--- Instructions to follow ---
Write each line of the material exactly as given, from the top through the line that contains "L, R, T, B = 72, 768, 105, 339", and omit all pictures.
**********
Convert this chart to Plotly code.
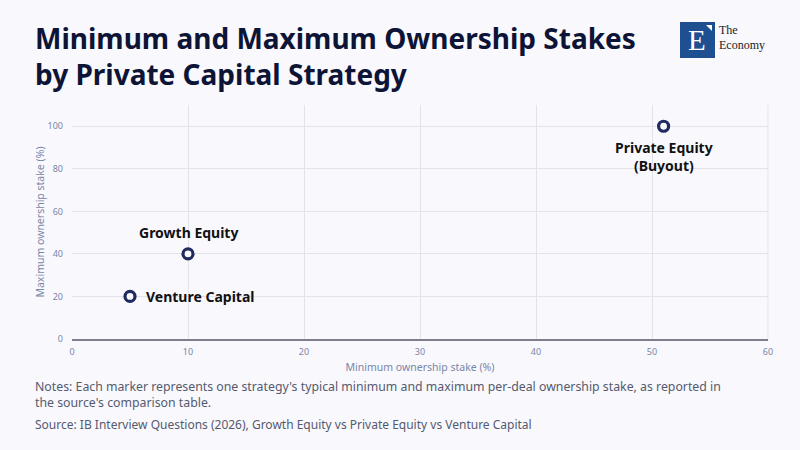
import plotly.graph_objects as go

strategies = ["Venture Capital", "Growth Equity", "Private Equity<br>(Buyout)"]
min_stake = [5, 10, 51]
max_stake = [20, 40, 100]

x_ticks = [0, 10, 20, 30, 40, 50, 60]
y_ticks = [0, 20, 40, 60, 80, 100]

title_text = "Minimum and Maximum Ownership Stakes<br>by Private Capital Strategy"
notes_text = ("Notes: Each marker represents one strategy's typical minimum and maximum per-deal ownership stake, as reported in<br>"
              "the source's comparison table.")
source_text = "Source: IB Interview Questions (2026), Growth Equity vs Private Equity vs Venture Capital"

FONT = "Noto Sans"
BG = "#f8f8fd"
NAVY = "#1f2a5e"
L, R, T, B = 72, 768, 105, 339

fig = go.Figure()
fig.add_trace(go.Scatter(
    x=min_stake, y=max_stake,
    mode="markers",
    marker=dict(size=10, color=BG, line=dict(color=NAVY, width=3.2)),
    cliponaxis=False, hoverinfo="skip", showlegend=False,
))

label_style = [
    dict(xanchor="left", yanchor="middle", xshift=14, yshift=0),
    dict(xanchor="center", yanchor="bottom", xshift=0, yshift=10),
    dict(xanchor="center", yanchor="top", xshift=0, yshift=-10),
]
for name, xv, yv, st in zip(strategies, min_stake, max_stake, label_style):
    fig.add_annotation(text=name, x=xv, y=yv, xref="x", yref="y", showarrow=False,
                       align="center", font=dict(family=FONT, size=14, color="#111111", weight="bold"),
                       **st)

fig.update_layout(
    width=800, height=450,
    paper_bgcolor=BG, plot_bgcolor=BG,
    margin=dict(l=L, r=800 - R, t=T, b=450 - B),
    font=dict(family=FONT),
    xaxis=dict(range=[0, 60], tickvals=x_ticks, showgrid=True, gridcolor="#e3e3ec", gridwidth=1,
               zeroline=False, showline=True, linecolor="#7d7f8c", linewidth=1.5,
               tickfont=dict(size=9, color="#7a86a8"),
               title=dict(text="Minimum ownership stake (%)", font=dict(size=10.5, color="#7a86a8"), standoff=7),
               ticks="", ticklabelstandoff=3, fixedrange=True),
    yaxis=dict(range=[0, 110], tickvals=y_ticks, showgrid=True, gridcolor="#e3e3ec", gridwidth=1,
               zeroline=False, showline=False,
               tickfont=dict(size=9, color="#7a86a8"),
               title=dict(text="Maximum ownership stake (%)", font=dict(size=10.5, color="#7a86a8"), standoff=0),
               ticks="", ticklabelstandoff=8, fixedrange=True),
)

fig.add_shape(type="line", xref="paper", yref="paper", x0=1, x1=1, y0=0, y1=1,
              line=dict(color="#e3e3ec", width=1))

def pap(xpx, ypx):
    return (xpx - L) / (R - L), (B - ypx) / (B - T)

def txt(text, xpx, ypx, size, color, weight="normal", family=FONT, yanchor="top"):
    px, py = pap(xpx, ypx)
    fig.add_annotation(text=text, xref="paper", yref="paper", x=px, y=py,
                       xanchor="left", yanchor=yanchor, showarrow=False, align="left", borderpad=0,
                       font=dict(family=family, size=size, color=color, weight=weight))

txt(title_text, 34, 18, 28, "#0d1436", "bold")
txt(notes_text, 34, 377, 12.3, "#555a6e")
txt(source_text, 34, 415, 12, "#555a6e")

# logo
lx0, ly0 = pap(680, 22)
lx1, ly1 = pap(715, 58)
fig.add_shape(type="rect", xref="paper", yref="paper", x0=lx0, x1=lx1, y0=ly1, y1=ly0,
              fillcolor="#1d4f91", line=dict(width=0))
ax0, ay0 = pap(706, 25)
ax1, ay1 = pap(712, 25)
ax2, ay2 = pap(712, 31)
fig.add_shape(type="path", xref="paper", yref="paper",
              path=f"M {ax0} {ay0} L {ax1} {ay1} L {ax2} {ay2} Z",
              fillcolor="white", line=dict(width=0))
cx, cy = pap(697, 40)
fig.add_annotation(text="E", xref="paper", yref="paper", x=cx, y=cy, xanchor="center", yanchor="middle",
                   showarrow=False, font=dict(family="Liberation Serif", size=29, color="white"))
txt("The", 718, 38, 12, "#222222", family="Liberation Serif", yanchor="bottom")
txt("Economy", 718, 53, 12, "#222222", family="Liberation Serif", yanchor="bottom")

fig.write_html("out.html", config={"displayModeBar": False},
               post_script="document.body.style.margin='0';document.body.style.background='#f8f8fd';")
**********
--- Full answer ---
Convert this chart to Plotly code.
import plotly.graph_objects as go

strategies = ["Venture Capital", "Growth Equity", "Private Equity<br>(Buyout)"]
min_stake = [5, 10, 51]
max_stake = [20, 40, 100]

x_ticks = [0, 10, 20, 30, 40, 50, 60]
y_ticks = [0, 20, 40, 60, 80, 100]

title_text = "Minimum and Maximum Ownership Stakes<br>by Private Capital Strategy"
notes_text = ("Notes: Each marker represents one strategy's typical minimum and maximum per-deal ownership stake, as reported in<br>"
              "the source's comparison table.")
source_text = "Source: IB Interview Questions (2026), Growth Equity vs Private Equity vs Venture Capital"

FONT = "Noto Sans"
BG = "#f8f8fd"
NAVY = "#1f2a5e"
L, R, T, B = 72, 768, 105, 339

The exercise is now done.